Karen Hawkins’ work has, in an oblique manner, often dealt with stories. Not in telling them, but in hiding them within the folds and creases of her various repurposings of books. By Hawkins turning the pages into such shapes as totems, jelly rolls, and many iterations and developments upon these forms, their printed meaning yields to a purely visual experience. With her latest work, Hawkins is flipping the script — she wants stories to be told, and hers is one of them.

“My name is Karen, I was 10 years old.” It’s not quite comparable to the volumes of description contained within her past work, and yet we already know everything we need to. Hawkins spares us the details, because she knows that her experience isn’t important on account of how it stands out — it’s important because it doesn’t.

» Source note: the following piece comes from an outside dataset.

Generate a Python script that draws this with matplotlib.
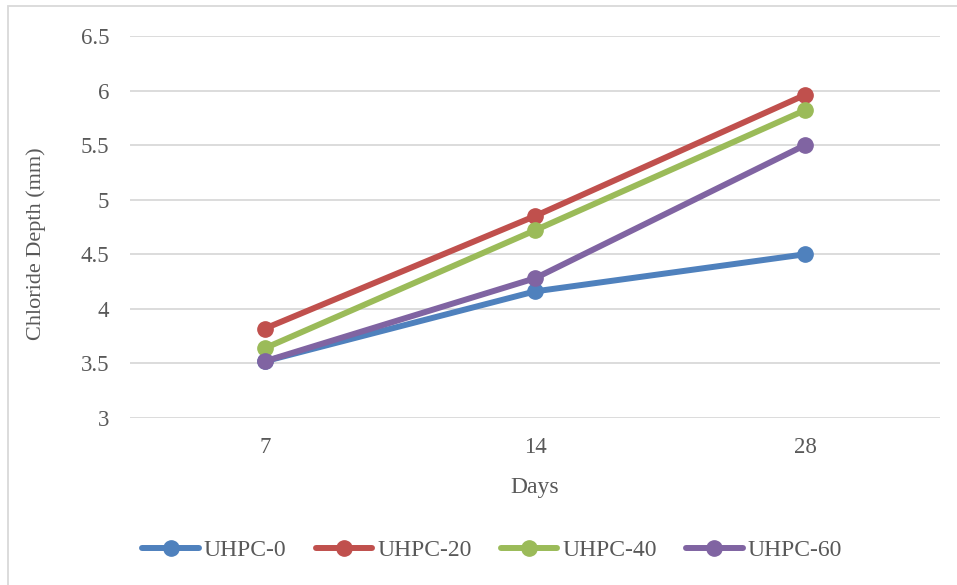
import matplotlib
matplotlib.use("Agg")
import matplotlib.pyplot as plt
from matplotlib.patches import Rectangle

days = ["7", "14", "28"]
uhpc_0 = [3.52, 4.16, 4.50]
uhpc_20 = [3.82, 4.85, 5.96]
uhpc_40 = [3.64, 4.72, 5.82]
uhpc_60 = [3.52, 4.28, 5.50]
series_names = ["UHPC-0", "UHPC-20", "UHPC-40", "UHPC-60"]
colors = ["#4F81BD", "#C0504D", "#9BBB59", "#8064A2"]
y_ticks = [3, 3.5, 4, 4.5, 5, 5.5, 6, 6.5]
y_tick_labels = ["3", "3.5", "4", "4.5", "5", "5.5", "6", "6.5"]

plt.rcParams["font.family"] = ["Liberation Serif", "DejaVu Serif"]
text_color = "#595959"
grid_color = "#D9D9D9"

W, H = 957, 585
fig = plt.figure(figsize=(W / 100, H / 100), dpi=100)
fig.patch.set_facecolor("white")

# chart-area frame
fig.patches.append(Rectangle((8 / W, 1 - 2000 / H), 3000 / W, (2000 - 6) / H,
                             transform=fig.transFigure, fill=False,
                             edgecolor=grid_color, linewidth=1.3, zorder=0))

ax = fig.add_axes([130 / W, 1 - 418 / H, 810 / W, 382 / H])
x = range(len(days))
for vals, name, c in zip([uhpc_0, uhpc_20, uhpc_40, uhpc_60], series_names, colors):
    ax.plot(x, vals, color=c, linewidth=4.3, marker="o", markersize=11,
            label=name, solid_capstyle="round", zorder=3)

ax.set_xlim(-0.5, len(days) - 0.5)
ax.set_ylim(3, 6.5)
ax.set_xticks(list(x))
ax.set_xticklabels(days)
ax.set_yticks(y_ticks)
ax.set_yticklabels(y_tick_labels)
ax.grid(axis="y", color=grid_color, linewidth=1.3)
ax.set_axisbelow(True)
for s in ["top", "right", "left", "bottom"]:
    ax.spines[s].set_visible(False)
ax.tick_params(axis="both", length=0, labelsize=16.5, colors=text_color)
ax.tick_params(axis="y", pad=15)
ax.tick_params(axis="x", pad=14)

ax.set_xlabel("Days", fontsize=17, color=text_color, labelpad=13)
ax.set_ylabel("Chloride Depth (mm)", fontsize=16, color=text_color,
              labelpad=25, y=0.5 - 17 / 382)

fig.legend(loc="center", bbox_to_anchor=(492 / W, 1 - 550 / H), ncol=4,
           frameon=False, fontsize=17, labelcolor=text_color,
           handlelength=2.4, handletextpad=0.2, columnspacing=1.24)

fig.savefig("out.png", dpi=100, facecolor="white")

The difficult truth is that as a survivor of childhood sexual abuse, Hawkins is one of many, and her “Pink Bow Project” is an opportunity for the viewer to come face-to-face with this truth in the form of staggering numbers and staggering size. From April 13 to May 15 at Gallery Shoal Creek, her work involves tens of thousands of pink bows climbing upward on panels of fabric, one for every case like hers. More importantly, one for every deeply complicated struggle. To accompany them are the voices of the people who lived these tales, telling you just who they are and when the abuse happened. The fact is that all the books in the world couldn’t contain their stories, but Hawkins knows from experience that to be seen and to be heard are the first steps toward a happy ending.